WORK TO DO
Can the data below be echoed back word for word?

EXERCISE DATA
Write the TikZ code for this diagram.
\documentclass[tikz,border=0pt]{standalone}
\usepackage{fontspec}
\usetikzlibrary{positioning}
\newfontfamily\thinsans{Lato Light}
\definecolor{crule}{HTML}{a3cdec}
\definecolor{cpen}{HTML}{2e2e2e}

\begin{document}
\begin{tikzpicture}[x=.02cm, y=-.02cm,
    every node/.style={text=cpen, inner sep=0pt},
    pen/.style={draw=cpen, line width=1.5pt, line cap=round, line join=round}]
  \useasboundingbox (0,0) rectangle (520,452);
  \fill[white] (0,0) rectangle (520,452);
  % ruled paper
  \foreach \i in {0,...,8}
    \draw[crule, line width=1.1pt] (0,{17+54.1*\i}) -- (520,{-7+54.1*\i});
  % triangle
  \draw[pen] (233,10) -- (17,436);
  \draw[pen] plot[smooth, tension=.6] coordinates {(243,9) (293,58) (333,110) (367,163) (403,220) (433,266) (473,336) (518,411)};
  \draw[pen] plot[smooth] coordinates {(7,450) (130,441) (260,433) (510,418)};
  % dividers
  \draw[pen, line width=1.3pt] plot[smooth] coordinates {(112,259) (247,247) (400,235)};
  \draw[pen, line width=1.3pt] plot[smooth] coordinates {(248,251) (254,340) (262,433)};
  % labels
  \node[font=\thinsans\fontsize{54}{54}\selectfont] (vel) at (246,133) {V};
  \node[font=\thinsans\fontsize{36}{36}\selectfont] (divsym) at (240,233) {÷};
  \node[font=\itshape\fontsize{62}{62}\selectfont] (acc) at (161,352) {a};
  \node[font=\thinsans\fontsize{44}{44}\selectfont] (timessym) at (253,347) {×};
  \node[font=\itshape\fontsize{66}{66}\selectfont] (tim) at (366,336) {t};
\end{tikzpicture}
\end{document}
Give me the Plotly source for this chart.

RESULT BELOW
Write the TikZ code for this diagram.
\documentclass[tikz,border=0pt]{standalone}
\usepackage{fontspec}
\usetikzlibrary{positioning}
\newfontfamily\thinsans{Lato Light}
\definecolor{crule}{HTML}{a3cdec}
\definecolor{cpen}{HTML}{2e2e2e}

\begin{document}
\begin{tikzpicture}[x=.02cm, y=-.02cm,
    every node/.style={text=cpen, inner sep=0pt},
    pen/.style={draw=cpen, line width=1.5pt, line cap=round, line join=round}]
  \useasboundingbox (0,0) rectangle (520,452);
  \fill[white] (0,0) rectangle (520,452);
  % ruled paper
  \foreach \i in {0,...,8}
    \draw[crule, line width=1.1pt] (0,{17+54.1*\i}) -- (520,{-7+54.1*\i});
  % triangle
  \draw[pen] (233,10) -- (17,436);
  \draw[pen] plot[smooth, tension=.6] coordinates {(243,9) (293,58) (333,110) (367,163) (403,220) (433,266) (473,336) (518,411)};
  \draw[pen] plot[smooth] coordinates {(7,450) (130,441) (260,433) (510,418)};
  % dividers
  \draw[pen, line width=1.3pt] plot[smooth] coordinates {(112,259) (247,247) (400,235)};
  \draw[pen, line width=1.3pt] plot[smooth] coordinates {(248,251) (254,340) (262,433)};
  % labels
  \node[font=\thinsans\fontsize{54}{54}\selectfont] (vel) at (246,133) {V};
  \node[font=\thinsans\fontsize{36}{36}\selectfont] (divsym) at (240,233) {÷};
  \node[font=\itshape\fontsize{62}{62}\selectfont] (acc) at (161,352) {a};
  \node[font=\thinsans\fontsize{44}{44}\selectfont] (timessym) at (253,347) {×};
  \node[font=\itshape\fontsize{66}{66}\selectfont] (tim) at (366,336) {t};
\end{tikzpicture}
\end{document}
Give me the Plotly source for this chart.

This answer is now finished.